> [Goal of the exercise]:
Write out the material exactly. Do not include the pictures.

> [Stored data]:
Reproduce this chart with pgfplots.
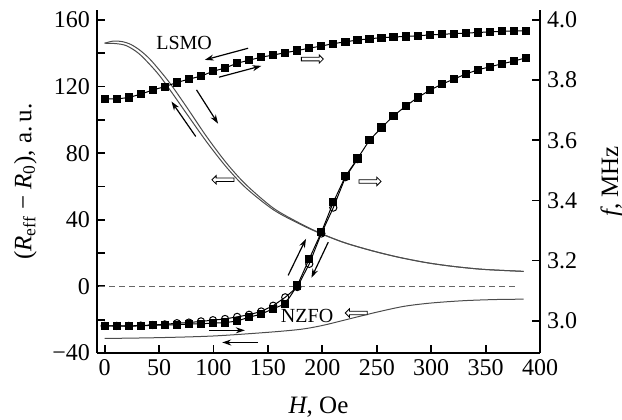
\documentclass[border=0pt]{standalone}
\usepackage{fontspec}
\setmainfont{Liberation Serif}
\usepackage{pgfplots}
\pgfplotsset{compat=1.18}
\usetikzlibrary{arrows.meta,shapes.arrows}

\pgfplotsset{
  base/.style={
    width=221.5pt, height=171.5pt, scale only axis,
    xmin=-7, xmax=400,
    clip=false,
    tick align=inside,
    major tick length=4pt, minor tick length=4pt,
    every tick/.style={black, line width=0.9pt},
    axis line style={line width=1pt},
    tick label style={font=\fontsize{12}{14}\selectfont},
    label style={font=\fontsize{12.5}{14}\selectfont},
  },
  sqf/.style={black, line width=0.5pt, mark=square*, mark size=1.8pt, mark options={solid, fill=black}},
  circo/.style={black, line width=0.5pt, mark=o, mark size=1.8pt, mark options={solid, fill=white}},
  rline/.style={black!70, line width=0.5pt, smooth, no marks},
}
\tikzset{
  arr/.style={line width=0.6pt, -{Stealth[length=4.5pt,width=3pt]}},
  oarr/.style={single arrow, draw, fill=white, line width=0.4pt, minimum height=11pt,
    minimum width=4.2pt, inner sep=0.7pt, single arrow head extend=1.2pt},
}

\begin{document}
\begin{tikzpicture}
\begin{axis}[base,
  axis x line*=bottom, axis y line*=left,
  ymin=-40, ymax=166,
  xtick={0,50,100,150,200,250,300,350,400},
  xticklabels={0,50,100,150,200,250,300,350,400},
  ytick={-40,0,40,80,120,160},
  yticklabels={−40,0,40,80,120,160},
  minor ytick={-20,20,60,100,140},
  xlabel={\textit{H}, Oe},
  xlabel style={at={(axis description cs:0.5,-0.157)}, anchor=center},
  ylabel={(\textit{R}\textsubscript{eff} − \textit{R}\textsubscript{0}), a.\,u.},
  ylabel style={at={(axis description cs:-0.162,0.5)}, anchor=center},
]
% page frame like the reference
\coordinate (frameBL) at (axis description cs:-0.219,-0.195);
\coordinate (frameTR) at (axis description cs:1.185,1.029);
% zero line
\addplot[black!60, dashed, dash pattern=on 3pt off 2pt, line width=0.5pt] coordinates {(-5,0) (378,0)};
% LSMO R, two sweeps
\addplot[rline] coordinates {
  (0,146) (8,147.3) (16,147) (24,145.3) (32,142) (40,137.5) (47.6,132) (60,122) (75,108)
  (93.6,90) (112,74) (130,61) (155,47) (179,38) (198,32) (220,26.3) (245,21.5) (270,17.5)
  (296,14.2) (320,12) (348,10.2) (385,9)
};
\addplot[rline] coordinates {
  (0,146) (10,145.8) (20,144.5) (32,139.5) (48,128.5) (60,118) (75,104) (94,86.5)
  (112,71.5) (130,59) (155,46) (179,37.5) (198,31.8) (220,26.3) (245,21.5) (270,17.5)
  (296,14.2) (320,12) (348,10.2) (385,9)
};
% NZFO R
\addplot[rline] coordinates {
  (0,-31.3) (50,-30.8) (100,-29.8) (150,-27.6) (180,-25.8) (200,-23.5) (225,-19.5)
  (250,-15.5) (275,-12) (300,-10) (330,-8.6) (360,-7.9) (385,-7.7)
};
% annotations
\draw[arr] (axis cs:131.8,143) -- (axis cs:92,136);
\draw[arr] (axis cs:105,125.6) -- (axis cs:144,132.4);
\draw[arr] (axis cs:84.4,118) -- (axis cs:104.2,97.7);
\draw[arr] (axis cs:83.7,90) -- (axis cs:61.4,111);
\draw[arr] (axis cs:96,-26.4) -- (axis cs:128.8,-26.4);
\draw[arr] (axis cs:141,-33.7) -- (axis cs:108,-33.7);
\draw[arr] (axis cs:168.6,6.6) -- (axis cs:185,28.6);
\draw[arr] (axis cs:205.4,26.5) -- (axis cs:190,5.2);
\node[oarr] at (axis cs:190,136.5) {};
\node[oarr, shape border rotate=180] at (axis cs:109.5,64) {};
\node[oarr] at (axis cs:243,63) {};
\node[oarr, shape border rotate=180] at (axis cs:232,-16) {};
\node[font=\fontsize{10}{12}\selectfont] at (axis cs:73,146) {LSMO};
\node[font=\fontsize{10}{12}\selectfont] at (axis cs:186,-17.7) {NZFO};
\end{axis}

\begin{axis}[base,
  axis y line*=right, hide x axis,
  ymin=2.893, ymax=4.033,
  ytick={3,3.2,3.4,3.6,3.8,4},
  yticklabels={3.0,3.2,3.4,3.6,3.8,4.0},
  ylabel={\textit{f}, MHz},
  ylabel style={at={(axis description cs:1.1625,0.5)}, anchor=center},
]
% NZFO f, decreasing sweep (open circles)
\addplot[circo] coordinates {
  (0,2.983) (11.1,2.983) (22.1,2.983) (33.2,2.984) (44.2,2.986) (55.3,2.988) (66.4,2.992)
  (77.4,2.994) (88.5,2.998) (99.5,3.002) (110.6,3.006) (121.7,3.013) (132.7,3.020)
  (143.8,3.031) (154.8,3.050) (165.9,3.078) (177.0,3.112) (188.0,3.189) (199.1,3.290)
  (210.1,3.376) (221.2,3.477) (232.3,3.537)
};
% NZFO f, increasing sweep
\addplot[sqf] coordinates {
  (0,2.983) (11.1,2.983) (22.1,2.982) (33.2,2.983) (44.2,2.985) (55.3,2.986) (66.4,2.987)
  (77.4,2.989) (88.5,2.990) (99.5,2.992) (110.6,2.994) (121.7,2.999) (132.7,3.012)
  (143.8,3.022) (154.8,3.040) (165.9,3.056) (177.0,3.117) (188.0,3.206) (199.1,3.294)
  (210.1,3.394) (221.2,3.480) (232.3,3.539) (243.3,3.600) (254.4,3.642) (265.4,3.681)
  (276.5,3.713) (287.6,3.742) (298.6,3.766) (309.7,3.786) (320.7,3.803) (331.8,3.820)
  (342.9,3.834) (353.9,3.844) (365.0,3.854) (376.0,3.863) (387.1,3.874)
};
% LSMO f
\addplot[sqf] coordinates {
  (0,3.738) (11.1,3.737) (22.1,3.742) (33.2,3.753) (44.2,3.767) (55.3,3.778) (66.4,3.792)
  (77.4,3.803) (88.5,3.813) (99.5,3.829) (110.6,3.840) (121.7,3.856) (132.7,3.866)
  (143.8,3.876) (154.8,3.883) (165.9,3.891) (177.0,3.898) (188.0,3.906) (199.1,3.913)
  (210.1,3.921) (221.2,3.927) (232.3,3.933) (243.3,3.937) (254.4,3.941) (265.4,3.943)
  (276.5,3.945) (287.6,3.947) (298.6,3.950) (309.7,3.952) (320.7,3.954) (331.8,3.956)
  (342.9,3.958) (353.9,3.960) (365.0,3.962) (376.0,3.963) (387.1,3.964)
};
\end{axis}
\pgfresetboundingbox
\path (frameBL) rectangle (frameTR);
\end{tikzpicture}
\end{document}
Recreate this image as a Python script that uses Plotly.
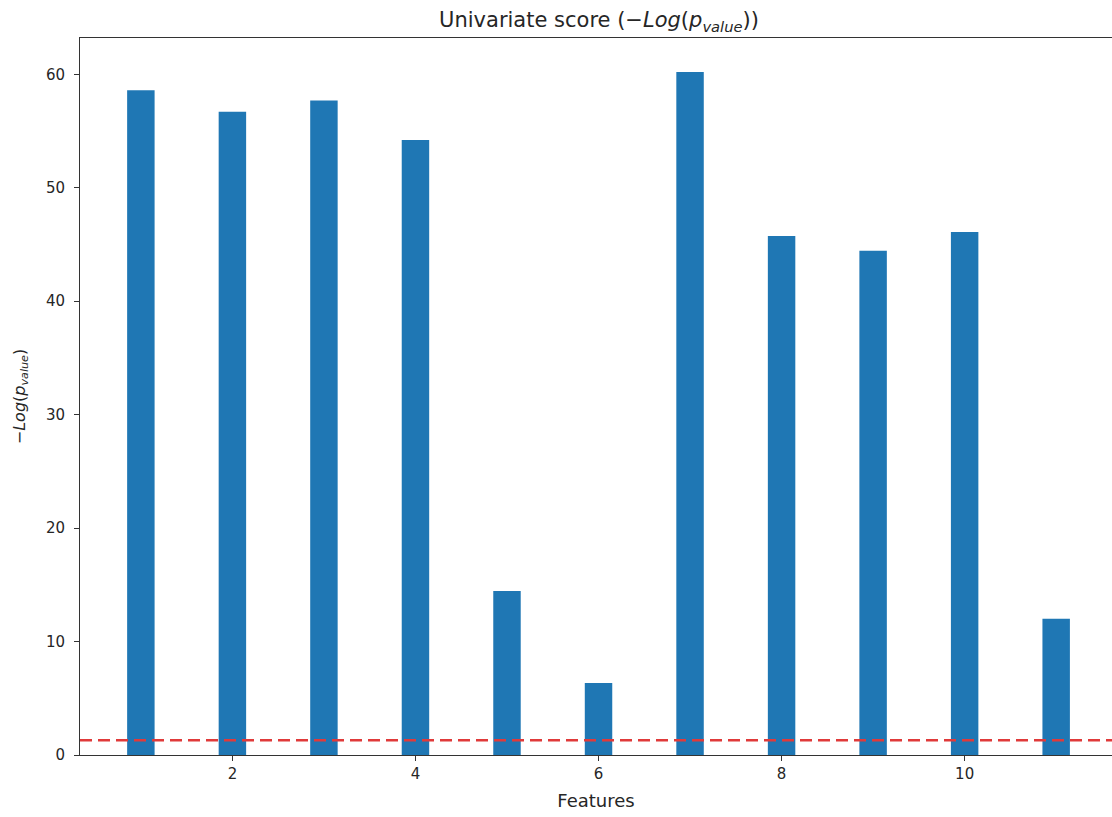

> [Completed exercise]:
Reproduce this chart with pgfplots.
\documentclass[border=0pt]{standalone}
\usepackage{fontspec}
\setmainfont{Liberation Serif}
\usepackage{pgfplots}
\pgfplotsset{compat=1.18}
\usetikzlibrary{arrows.meta,shapes.arrows}

\pgfplotsset{
  base/.style={
    width=221.5pt, height=171.5pt, scale only axis,
    xmin=-7, xmax=400,
    clip=false,
    tick align=inside,
    major tick length=4pt, minor tick length=4pt,
    every tick/.style={black, line width=0.9pt},
    axis line style={line width=1pt},
    tick label style={font=\fontsize{12}{14}\selectfont},
    label style={font=\fontsize{12.5}{14}\selectfont},
  },
  sqf/.style={black, line width=0.5pt, mark=square*, mark size=1.8pt, mark options={solid, fill=black}},
  circo/.style={black, line width=0.5pt, mark=o, mark size=1.8pt, mark options={solid, fill=white}},
  rline/.style={black!70, line width=0.5pt, smooth, no marks},
}
\tikzset{
  arr/.style={line width=0.6pt, -{Stealth[length=4.5pt,width=3pt]}},
  oarr/.style={single arrow, draw, fill=white, line width=0.4pt, minimum height=11pt,
    minimum width=4.2pt, inner sep=0.7pt, single arrow head extend=1.2pt},
}

\begin{document}
\begin{tikzpicture}
\begin{axis}[base,
  axis x line*=bottom, axis y line*=left,
  ymin=-40, ymax=166,
  xtick={0,50,100,150,200,250,300,350,400},
  xticklabels={0,50,100,150,200,250,300,350,400},
  ytick={-40,0,40,80,120,160},
  yticklabels={−40,0,40,80,120,160},
  minor ytick={-20,20,60,100,140},
  xlabel={\textit{H}, Oe},
  xlabel style={at={(axis description cs:0.5,-0.157)}, anchor=center},
  ylabel={(\textit{R}\textsubscript{eff} − \textit{R}\textsubscript{0}), a.\,u.},
  ylabel style={at={(axis description cs:-0.162,0.5)}, anchor=center},
]
% page frame like the reference
\coordinate (frameBL) at (axis description cs:-0.219,-0.195);
\coordinate (frameTR) at (axis description cs:1.185,1.029);
% zero line
\addplot[black!60, dashed, dash pattern=on 3pt off 2pt, line width=0.5pt] coordinates {(-5,0) (378,0)};
% LSMO R, two sweeps
\addplot[rline] coordinates {
  (0,146) (8,147.3) (16,147) (24,145.3) (32,142) (40,137.5) (47.6,132) (60,122) (75,108)
  (93.6,90) (112,74) (130,61) (155,47) (179,38) (198,32) (220,26.3) (245,21.5) (270,17.5)
  (296,14.2) (320,12) (348,10.2) (385,9)
};
\addplot[rline] coordinates {
  (0,146) (10,145.8) (20,144.5) (32,139.5) (48,128.5) (60,118) (75,104) (94,86.5)
  (112,71.5) (130,59) (155,46) (179,37.5) (198,31.8) (220,26.3) (245,21.5) (270,17.5)
  (296,14.2) (320,12) (348,10.2) (385,9)
};
% NZFO R
\addplot[rline] coordinates {
  (0,-31.3) (50,-30.8) (100,-29.8) (150,-27.6) (180,-25.8) (200,-23.5) (225,-19.5)
  (250,-15.5) (275,-12) (300,-10) (330,-8.6) (360,-7.9) (385,-7.7)
};
% annotations
\draw[arr] (axis cs:131.8,143) -- (axis cs:92,136);
\draw[arr] (axis cs:105,125.6) -- (axis cs:144,132.4);
\draw[arr] (axis cs:84.4,118) -- (axis cs:104.2,97.7);
\draw[arr] (axis cs:83.7,90) -- (axis cs:61.4,111);
\draw[arr] (axis cs:96,-26.4) -- (axis cs:128.8,-26.4);
\draw[arr] (axis cs:141,-33.7) -- (axis cs:108,-33.7);
\draw[arr] (axis cs:168.6,6.6) -- (axis cs:185,28.6);
\draw[arr] (axis cs:205.4,26.5) -- (axis cs:190,5.2);
\node[oarr] at (axis cs:190,136.5) {};
\node[oarr, shape border rotate=180] at (axis cs:109.5,64) {};
\node[oarr] at (axis cs:243,63) {};
\node[oarr, shape border rotate=180] at (axis cs:232,-16) {};
\node[font=\fontsize{10}{12}\selectfont] at (axis cs:73,146) {LSMO};
\node[font=\fontsize{10}{12}\selectfont] at (axis cs:186,-17.7) {NZFO};
\end{axis}

\begin{axis}[base,
  axis y line*=right, hide x axis,
  ymin=2.893, ymax=4.033,
  ytick={3,3.2,3.4,3.6,3.8,4},
  yticklabels={3.0,3.2,3.4,3.6,3.8,4.0},
  ylabel={\textit{f}, MHz},
  ylabel style={at={(axis description cs:1.1625,0.5)}, anchor=center},
]
% NZFO f, decreasing sweep (open circles)
\addplot[circo] coordinates {
  (0,2.983) (11.1,2.983) (22.1,2.983) (33.2,2.984) (44.2,2.986) (55.3,2.988) (66.4,2.992)
  (77.4,2.994) (88.5,2.998) (99.5,3.002) (110.6,3.006) (121.7,3.013) (132.7,3.020)
  (143.8,3.031) (154.8,3.050) (165.9,3.078) (177.0,3.112) (188.0,3.189) (199.1,3.290)
  (210.1,3.376) (221.2,3.477) (232.3,3.537)
};
% NZFO f, increasing sweep
\addplot[sqf] coordinates {
  (0,2.983) (11.1,2.983) (22.1,2.982) (33.2,2.983) (44.2,2.985) (55.3,2.986) (66.4,2.987)
  (77.4,2.989) (88.5,2.990) (99.5,2.992) (110.6,2.994) (121.7,2.999) (132.7,3.012)
  (143.8,3.022) (154.8,3.040) (165.9,3.056) (177.0,3.117) (188.0,3.206) (199.1,3.294)
  (210.1,3.394) (221.2,3.480) (232.3,3.539) (243.3,3.600) (254.4,3.642) (265.4,3.681)
  (276.5,3.713) (287.6,3.742) (298.6,3.766) (309.7,3.786) (320.7,3.803) (331.8,3.820)
  (342.9,3.834) (353.9,3.844) (365.0,3.854) (376.0,3.863) (387.1,3.874)
};
% LSMO f
\addplot[sqf] coordinates {
  (0,3.738) (11.1,3.737) (22.1,3.742) (33.2,3.753) (44.2,3.767) (55.3,3.778) (66.4,3.792)
  (77.4,3.803) (88.5,3.813) (99.5,3.829) (110.6,3.840) (121.7,3.856) (132.7,3.866)
  (143.8,3.876) (154.8,3.883) (165.9,3.891) (177.0,3.898) (188.0,3.906) (199.1,3.913)
  (210.1,3.921) (221.2,3.927) (232.3,3.933) (243.3,3.937) (254.4,3.941) (265.4,3.943)
  (276.5,3.945) (287.6,3.947) (298.6,3.950) (309.7,3.952) (320.7,3.954) (331.8,3.956)
  (342.9,3.958) (353.9,3.960) (365.0,3.962) (376.0,3.963) (387.1,3.964)
};
\end{axis}
\pgfresetboundingbox
\path (frameBL) rectangle (frameTR);
\end{tikzpicture}
\end{document}
Recreate this image as a Python script that uses Plotly.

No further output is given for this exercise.